:: GIVEN INFORMATION ::
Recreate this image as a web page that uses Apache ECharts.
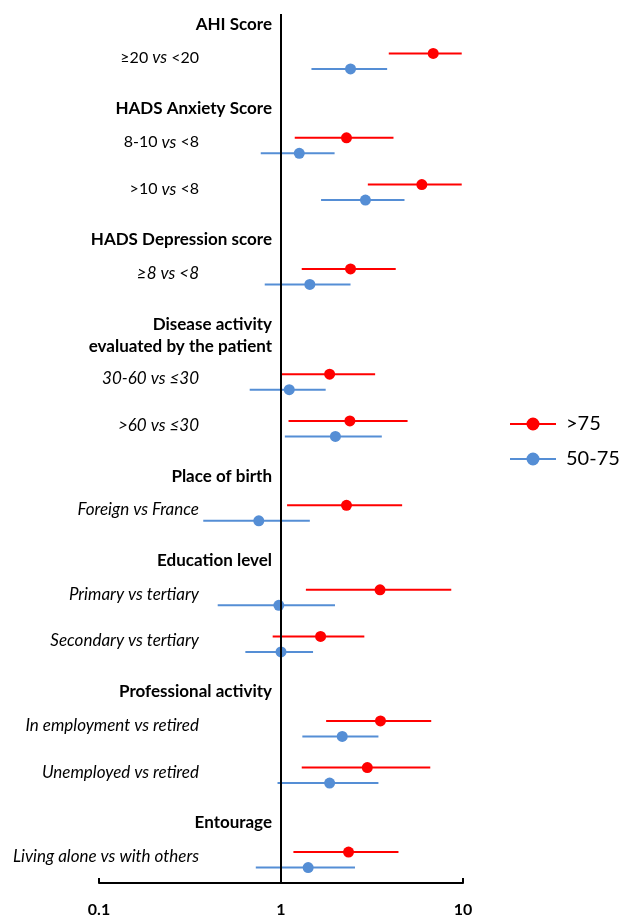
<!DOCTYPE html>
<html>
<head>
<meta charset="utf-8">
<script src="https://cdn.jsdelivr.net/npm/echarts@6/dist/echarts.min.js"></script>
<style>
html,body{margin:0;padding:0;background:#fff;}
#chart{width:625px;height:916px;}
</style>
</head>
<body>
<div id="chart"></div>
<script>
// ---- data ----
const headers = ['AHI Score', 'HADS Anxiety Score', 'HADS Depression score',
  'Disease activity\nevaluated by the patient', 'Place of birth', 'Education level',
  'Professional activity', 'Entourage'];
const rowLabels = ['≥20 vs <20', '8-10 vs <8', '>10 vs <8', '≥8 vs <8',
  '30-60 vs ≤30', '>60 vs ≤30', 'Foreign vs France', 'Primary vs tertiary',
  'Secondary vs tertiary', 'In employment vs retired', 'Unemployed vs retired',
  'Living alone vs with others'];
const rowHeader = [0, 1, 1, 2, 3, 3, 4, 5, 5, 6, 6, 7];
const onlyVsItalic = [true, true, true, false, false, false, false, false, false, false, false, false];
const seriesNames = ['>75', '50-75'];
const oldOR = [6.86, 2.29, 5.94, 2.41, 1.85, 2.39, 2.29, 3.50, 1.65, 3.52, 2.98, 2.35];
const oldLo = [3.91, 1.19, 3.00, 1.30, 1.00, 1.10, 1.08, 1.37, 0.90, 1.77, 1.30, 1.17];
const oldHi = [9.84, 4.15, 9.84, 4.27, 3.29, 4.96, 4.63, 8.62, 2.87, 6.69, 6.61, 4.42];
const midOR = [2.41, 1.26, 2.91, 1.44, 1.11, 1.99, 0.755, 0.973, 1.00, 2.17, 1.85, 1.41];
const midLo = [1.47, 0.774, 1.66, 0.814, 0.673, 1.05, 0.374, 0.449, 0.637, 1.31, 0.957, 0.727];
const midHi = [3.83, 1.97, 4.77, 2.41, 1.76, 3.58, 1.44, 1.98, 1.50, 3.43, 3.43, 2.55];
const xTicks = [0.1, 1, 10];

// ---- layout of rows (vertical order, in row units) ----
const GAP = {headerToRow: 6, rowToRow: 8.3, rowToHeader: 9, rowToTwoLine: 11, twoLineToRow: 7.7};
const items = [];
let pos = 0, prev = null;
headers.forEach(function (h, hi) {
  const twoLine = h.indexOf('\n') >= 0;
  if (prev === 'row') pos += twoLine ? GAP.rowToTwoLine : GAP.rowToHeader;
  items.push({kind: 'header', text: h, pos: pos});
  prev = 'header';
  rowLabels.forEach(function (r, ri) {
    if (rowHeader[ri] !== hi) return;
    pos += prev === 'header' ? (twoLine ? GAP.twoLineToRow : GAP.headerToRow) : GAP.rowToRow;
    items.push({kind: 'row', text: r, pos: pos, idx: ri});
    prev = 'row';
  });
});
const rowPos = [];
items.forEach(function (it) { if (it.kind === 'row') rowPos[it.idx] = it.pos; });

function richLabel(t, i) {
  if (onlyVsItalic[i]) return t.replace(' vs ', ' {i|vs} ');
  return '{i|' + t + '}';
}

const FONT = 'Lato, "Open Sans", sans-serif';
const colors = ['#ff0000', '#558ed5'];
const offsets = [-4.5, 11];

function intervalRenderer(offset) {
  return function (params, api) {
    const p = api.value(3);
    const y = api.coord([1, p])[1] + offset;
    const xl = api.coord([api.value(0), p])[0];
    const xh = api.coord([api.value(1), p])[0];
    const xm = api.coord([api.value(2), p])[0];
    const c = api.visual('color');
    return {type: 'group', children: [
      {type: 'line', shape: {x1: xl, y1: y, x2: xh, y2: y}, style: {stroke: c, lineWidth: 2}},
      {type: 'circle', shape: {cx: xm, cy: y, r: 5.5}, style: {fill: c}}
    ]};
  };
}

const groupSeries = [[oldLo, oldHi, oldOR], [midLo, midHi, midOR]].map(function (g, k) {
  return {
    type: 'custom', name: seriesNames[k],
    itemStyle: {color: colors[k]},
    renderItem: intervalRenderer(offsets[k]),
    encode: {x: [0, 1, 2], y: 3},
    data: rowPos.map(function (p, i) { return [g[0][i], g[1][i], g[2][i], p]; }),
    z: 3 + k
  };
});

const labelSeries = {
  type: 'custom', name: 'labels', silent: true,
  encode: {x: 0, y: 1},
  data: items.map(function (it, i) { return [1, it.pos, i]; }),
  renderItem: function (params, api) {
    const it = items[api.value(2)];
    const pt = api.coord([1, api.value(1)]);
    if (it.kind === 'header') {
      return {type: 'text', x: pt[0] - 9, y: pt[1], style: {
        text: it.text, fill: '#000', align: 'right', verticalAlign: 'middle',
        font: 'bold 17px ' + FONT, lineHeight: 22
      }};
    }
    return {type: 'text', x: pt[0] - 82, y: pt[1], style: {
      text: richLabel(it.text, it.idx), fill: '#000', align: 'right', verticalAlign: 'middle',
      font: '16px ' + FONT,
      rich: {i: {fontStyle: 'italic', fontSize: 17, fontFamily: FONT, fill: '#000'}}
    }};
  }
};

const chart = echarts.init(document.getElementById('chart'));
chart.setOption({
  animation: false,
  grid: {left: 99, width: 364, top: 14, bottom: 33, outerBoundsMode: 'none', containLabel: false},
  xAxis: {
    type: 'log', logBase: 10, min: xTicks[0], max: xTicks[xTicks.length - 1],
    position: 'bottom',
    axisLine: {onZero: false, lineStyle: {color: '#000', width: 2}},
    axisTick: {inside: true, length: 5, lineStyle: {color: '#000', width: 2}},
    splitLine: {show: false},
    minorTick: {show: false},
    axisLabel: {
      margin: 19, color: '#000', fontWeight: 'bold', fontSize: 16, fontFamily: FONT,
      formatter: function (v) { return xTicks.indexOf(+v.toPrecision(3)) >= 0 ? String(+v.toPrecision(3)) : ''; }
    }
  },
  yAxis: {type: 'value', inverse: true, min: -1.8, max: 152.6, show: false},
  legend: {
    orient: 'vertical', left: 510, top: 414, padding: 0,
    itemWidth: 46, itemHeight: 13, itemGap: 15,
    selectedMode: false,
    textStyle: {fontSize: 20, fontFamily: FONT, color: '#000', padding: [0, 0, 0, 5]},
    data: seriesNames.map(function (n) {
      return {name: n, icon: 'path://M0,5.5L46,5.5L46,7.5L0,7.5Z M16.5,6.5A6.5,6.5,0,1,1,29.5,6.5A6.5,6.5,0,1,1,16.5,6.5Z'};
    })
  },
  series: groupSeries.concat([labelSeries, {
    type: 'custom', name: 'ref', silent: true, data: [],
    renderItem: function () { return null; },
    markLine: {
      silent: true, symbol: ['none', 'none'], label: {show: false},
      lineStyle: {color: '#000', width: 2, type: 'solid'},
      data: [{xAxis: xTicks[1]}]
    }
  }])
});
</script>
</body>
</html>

:: EXERCISE REQUIREMENTS ::
From the material above, reproduce everything verbatim except the pictures.

:: CORRECT OUTPUT ::
Recreate this image as a web page that uses Apache ECharts.
<!DOCTYPE html>
<html>
<head>
<meta charset="utf-8">
<script src="https://cdn.jsdelivr.net/npm/echarts@6/dist/echarts.min.js"></script>
<style>
html,body{margin:0;padding:0;background:#fff;}
#chart{width:625px;height:916px;}
</style>
</head>
<body>
<div id="chart"></div>
<script>
// ---- data ----
const headers = ['AHI Score', 'HADS Anxiety Score', 'HADS Depression score',
  'Disease activity\nevaluated by the patient', 'Place of birth', 'Education level',
  'Professional activity', 'Entourage'];
const rowLabels = ['≥20 vs <20', '8-10 vs <8', '>10 vs <8', '≥8 vs <8',
  '30-60 vs ≤30', '>60 vs ≤30', 'Foreign vs France', 'Primary vs tertiary',
  'Secondary vs tertiary', 'In employment vs retired', 'Unemployed vs retired',
  'Living alone vs with others'];
const rowHeader = [0, 1, 1, 2, 3, 3, 4, 5, 5, 6, 6, 7];
const onlyVsItalic = [true, true, true, false, false, false, false, false, false, false, false, false];
const seriesNames = ['>75', '50-75'];
const oldOR = [6.86, 2.29, 5.94, 2.41, 1.85, 2.39, 2.29, 3.50, 1.65, 3.52, 2.98, 2.35];
const oldLo = [3.91, 1.19, 3.00, 1.30, 1.00, 1.10, 1.08, 1.37, 0.90, 1.77, 1.30, 1.17];
const oldHi = [9.84, 4.15, 9.84, 4.27, 3.29, 4.96, 4.63, 8.62, 2.87, 6.69, 6.61, 4.42];
const midOR = [2.41, 1.26, 2.91, 1.44, 1.11, 1.99, 0.755, 0.973, 1.00, 2.17, 1.85, 1.41];
const midLo = [1.47, 0.774, 1.66, 0.814, 0.673, 1.05, 0.374, 0.449, 0.637, 1.31, 0.957, 0.727];
const midHi = [3.83, 1.97, 4.77, 2.41, 1.76, 3.58, 1.44, 1.98, 1.50, 3.43, 3.43, 2.55];
const xTicks = [0.1, 1, 10];

// ---- layout of rows (vertical order, in row units) ----
const GAP = {headerToRow: 6, rowToRow: 8.3, rowToHeader: 9, rowToTwoLine: 11, twoLineToRow: 7.7};
const items = [];
let pos = 0, prev = null;
headers.forEach(function (h, hi) {
  const twoLine = h.indexOf('\n') >= 0;
  if (prev === 'row') pos += twoLine ? GAP.rowToTwoLine : GAP.rowToHeader;
  items.push({kind: 'header', text: h, pos: pos});
  prev = 'header';
  rowLabels.forEach(function (r, ri) {
    if (rowHeader[ri] !== hi) return;
    pos += prev === 'header' ? (twoLine ? GAP.twoLineToRow : GAP.headerToRow) : GAP.rowToRow;
    items.push({kind: 'row', text: r, pos: pos, idx: ri});
    prev = 'row';
  });
});
const rowPos = [];
items.forEach(function (it) { if (it.kind === 'row') rowPos[it.idx] = it.pos; });

function richLabel(t, i) {
  if (onlyVsItalic[i]) return t.replace(' vs ', ' {i|vs} ');
  return '{i|' + t + '}';
}

const FONT = 'Lato, "Open Sans", sans-serif';
const colors = ['#ff0000', '#558ed5'];
const offsets = [-4.5, 11];

function intervalRenderer(offset) {
  return function (params, api) {
    const p = api.value(3);
    const y = api.coord([1, p])[1] + offset;
    const xl = api.coord([api.value(0), p])[0];
    const xh = api.coord([api.value(1), p])[0];
    const xm = api.coord([api.value(2), p])[0];
    const c = api.visual('color');
    return {type: 'group', children: [
      {type: 'line', shape: {x1: xl, y1: y, x2: xh, y2: y}, style: {stroke: c, lineWidth: 2}},
      {type: 'circle', shape: {cx: xm, cy: y, r: 5.5}, style: {fill: c}}
    ]};
  };
}

const groupSeries = [[oldLo, oldHi, oldOR], [midLo, midHi, midOR]].map(function (g, k) {
  return {
    type: 'custom', name: seriesNames[k],
    itemStyle: {color: colors[k]},
    renderItem: intervalRenderer(offsets[k]),
    encode: {x: [0, 1, 2], y: 3},
    data: rowPos.map(function (p, i) { return [g[0][i], g[1][i], g[2][i], p]; }),
    z: 3 + k
  };
});

const labelSeries = {
  type: 'custom', name: 'labels', silent: true,
  encode: {x: 0, y: 1},
  data: items.map(function (it, i) { return [1, it.pos, i]; }),
  renderItem: function (params, api) {
    const it = items[api.value(2)];
    const pt = api.coord([1, api.value(1)]);
    if (it.kind === 'header') {
      return {type: 'text', x: pt[0] - 9, y: pt[1], style: {
        text: it.text, fill: '#000', align: 'right', verticalAlign: 'middle',
        font: 'bold 17px ' + FONT, lineHeight: 22
      }};
    }
    return {type: 'text', x: pt[0] - 82, y: pt[1], style: {
      text: richLabel(it.text, it.idx), fill: '#000', align: 'right', verticalAlign: 'middle',
      font: '16px ' + FONT,
      rich: {i: {fontStyle: 'italic', fontSize: 17, fontFamily: FONT, fill: '#000'}}
    }};
  }
};

const chart = echarts.init(document.getElementById('chart'));
chart.setOption({
  animation: false,
  grid: {left: 99, width: 364, top: 14, bottom: 33, outerBoundsMode: 'none', containLabel: false},
  xAxis: {
    type: 'log', logBase: 10, min: xTicks[0], max: xTicks[xTicks.length - 1],
    position: 'bottom',
    axisLine: {onZero: false, lineStyle: {color: '#000', width: 2}},
    axisTick: {inside: true, length: 5, lineStyle: {color: '#000', width: 2}},
    splitLine: {show: false},
    minorTick: {show: false},
    axisLabel: {
      margin: 19, color: '#000', fontWeight: 'bold', fontSize: 16, fontFamily: FONT,
      formatter: function (v) { return xTicks.indexOf(+v.toPrecision(3)) >= 0 ? String(+v.toPrecision(3)) : ''; }
    }
  },
  yAxis: {type: 'value', inverse: true, min: -1.8, max: 152.6, show: false},
  legend: {
    orient: 'vertical', left: 510, top: 414, padding: 0,
    itemWidth: 46, itemHeight: 13, itemGap: 15,
    selectedMode: false,
    textStyle: {fontSize: 20, fontFamily: FONT, color: '#000', padding: [0, 0, 0, 5]},
    data: seriesNames.map(function (n) {
      return {name: n, icon: 'path://M0,5.5L46,5.5L46,7.5L0,7.5Z M16.5,6.5A6.5,6.5,0,1,1,29.5,6.5A6.5,6.5,0,1,1,16.5,6.5Z'};
    })
  },
  series: groupSeries.concat([labelSeries, {
    type: 'custom', name: 'ref', silent: true, data: [],
    renderItem: function () { return null; },
    markLine: {
      silent: true, symbol: ['none', 'none'], label: {show: false},
      lineStyle: {color: '#000', width: 2, type: 'solid'},
      data: [{xAxis: xTicks[1]}]
    }
  }])
});
</script>
</body>
</html>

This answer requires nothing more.